Sunday Star-Times

Is there still trust in the public service?

- Tracy Watkins tracy.watkins@stuff.co.nz What do you think? Write to sundaylett­ers@stuff.co.nz.

There have been some strange goings-on between the State drugs funder Pharmac and the media lately.

According to reports by Mediaworks journalist­s, notably veteran broadcaste­r Rachel Smalley, Pharmac has blackliste­d its journalist­s and its newsroom.

The reason? Apparently, it was angry that Smalley got the jump on a story about Pharmac finally agreeing to fund a cystic fibrosis drug that’s been gold standard treatment in other countries, including neighbouri­ng Australia, for some time now.

Seemingly, Pharmac’s objection wasn’t that the story was wrong, but that Mediaworks had trumped its planned exclusive with TV3.

What’s troubling is Smalley’s account of how Pharmac first tried to dissuade Mediaworks from publishing the story by suggesting it wasn’t true, then took retributio­n when Mediaworks ignored them by blacklisti­ng its journalist­s.

Clearly it was true, because people only had to watch the tearful, stage-managed announceme­nt 48 hours later on TV3 to see that Pharmac was indeed funding Trikafta after an agonisingl­y prolonged approvals process that merely extended the suffering of many. It wasn’t just TV3 – other media, including Stuff, were also given an early heads up.

But that’s all by the by. The important thing, after all, is that cystic fibrosis sufferers will finally receive life-saving treatment. Who cares who got the story first?

Except it’s troubling. We’re all used to cynical PR tactics; I’ve had similar experience­s to Smalley over the years.

But Pharmac is a Government-funded agency, with one of the most serious mandates possible – deciding which life-saving drugs should and shouldn’t be funded. There is no place for political stunts in an agency like this. Yet this was a deliberate attempt to manipulate the news agenda in order to paint itself in the best possible light.

By Pharmac’s own admission, Trikafta can extend the lives of cystic fibrosis sufferers by decades. So it has done nothing to deserve the hugs of cystic fibrosis sufferers denied this lifesaving treatment until now.

Yet that’s how it played out on television, with grateful hugs and tears all round.

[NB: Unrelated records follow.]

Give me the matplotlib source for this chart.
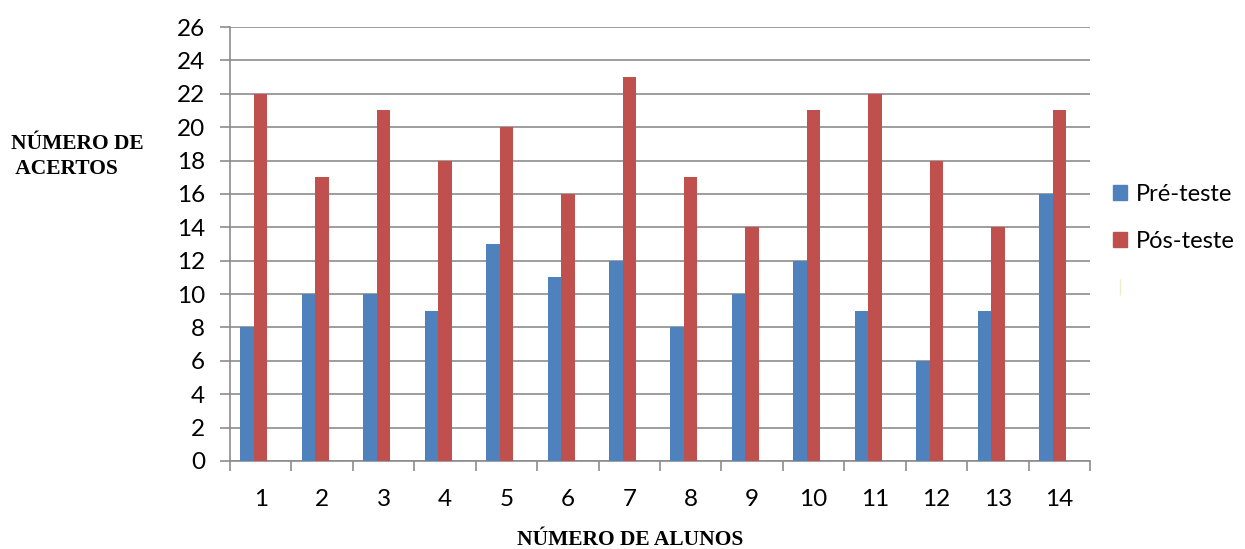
import matplotlib.pyplot as plt
from matplotlib.patches import Patch
from matplotlib.lines import Line2D

# data
alunos = list(range(1, 15))
pre_teste = [8, 10, 10, 9, 13, 11, 12, 8, 10, 12, 9, 6, 9, 16]
pos_teste = [22, 17, 21, 18, 20, 16, 23, 17, 14, 21, 22, 18, 14, 21]

blue = '#4F81BD'
red = '#C0504D'
grid_gray = '#8C8C8C'

fig = plt.figure(figsize=(12.45, 5.49), dpi=100)
ax = fig.add_axes([0.1847, 0.1603, 0.6908, 0.7905])

w = 0.22
ax.bar([a - w for a in alunos], pre_teste, width=w, color=blue, zorder=3)
ax.bar(alunos, pos_teste, width=w, color=red, zorder=3)

ax.set_xlim(0.5, 14.5)
ax.set_ylim(0, 26)
ax.set_yticks(range(0, 27, 2))
ax.set_xticks(alunos)
ax.set_xticks([a + 0.5 for a in range(0, 15)], minor=True)

ax.grid(axis='y', color=grid_gray, linewidth=1.2, zorder=0)
for s in ['top', 'right']:
    ax.spines[s].set_visible(False)
for s in ['left', 'bottom']:
    ax.spines[s].set_color(grid_gray)
    ax.spines[s].set_linewidth(1.2)

ax.tick_params(axis='y', length=7, color=grid_gray, width=1.2, labelsize=17.5, pad=11)
ax.tick_params(axis='x', which='major', length=0, labelsize=17.5, pad=20)
ax.tick_params(axis='x', which='minor', length=7, color=grid_gray, width=1.2)
for lab in ax.get_xticklabels() + ax.get_yticklabels():
    lab.set_fontfamily('Lato')

fig.text(0.009, 0.715, 'NÚMERO DE\n ACERTOS', fontfamily='Liberation Serif',
         fontweight='bold', fontsize=15.5, ha='left', va='center', linespacing=1.3)
fig.text(0.506, 0.016, 'NÚMERO DE ALUNOS', fontfamily='Liberation Serif',
         fontweight='bold', fontsize=15.5, ha='center', va='center')

handles = [Patch(color=blue), Patch(color=red),
           Line2D([], [], color='#F3EBC8', marker='|', linestyle='none', markersize=12)]
fig.legend(handles, ['Pré-teste', 'Pós-teste', ''], loc='center left',
           bbox_to_anchor=(0.877, 0.56), frameon=False,
           prop={'family': 'Lato', 'size': 17}, handlelength=0.6,
           handleheight=0.6, handletextpad=0.35, labelspacing=1.1)

fig.savefig('out.png', dpi=100)
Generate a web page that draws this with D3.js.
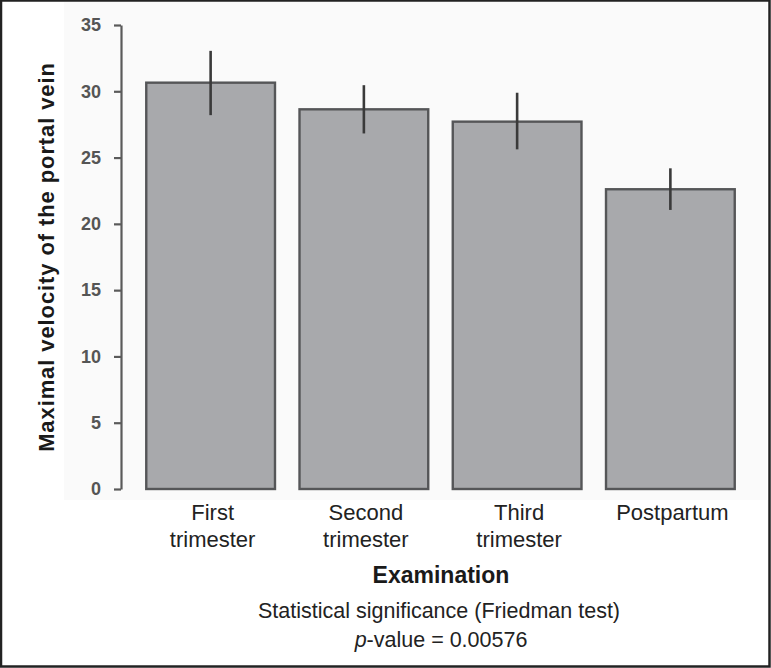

This wasn’t happenstan­ce. Making a media event out of the announceme­nt, and putting the chief executive officer out there to break the news personally to a cystic fibrosis sufferer, was a stunt that took some planning. Public service chief executives are risk averse – there would have been meetings to discuss what could go wrong. Media plans weighing up the pros and cons. There would have been concerns about the chief executive being ambushed with a Corngate-style grilling. But outweighin­g all those risks was the upside of putting a human face – in particular a warm, generous face – to an agency that is more generally seen as cold, impersonal, even cruel, in the way it administer­s the lottery of State-funded drugs. In other words, the goal wasn’t to announce a drug-funding deal, but to make Pharmac – and by extension the Government – look good.

Old school public servants would be turning in their graves.

Why does it matter so much? It undermines the neutrality of the public service. It provides the sort of instant, dopamine hit that will encourage Pharmac to replicate the strategy – the risk is that politicall­y popular drugs will look far more appealing than boring ones that don’t have the same public cut through.

It’s troubling because this is another step down a path by which the Government and its public servants increasing­ly bypass traditiona­l media anyway for the unquestion­ing and unfiltered world of social media, a world where carefully curated photos, profession­ally filmed videos, and glossy brochures show the face they want to put to the world, rather than the reality.

It’s a world where feel-good stunts and clever memes are the goal of an ever-growing army of spin doctors. Consequent­ly, it’s a world where it’s easy to blacklist one of the country’s biggest media organisati­ons because they feel confident they don’t need them any more.

At a time when public trust in the public service is higher than in either the media or the Government, that’s a slippery slope that it will be hard to crawl back from.

Pharmac is a Government-funded agency, with one of the most serious mandates possible.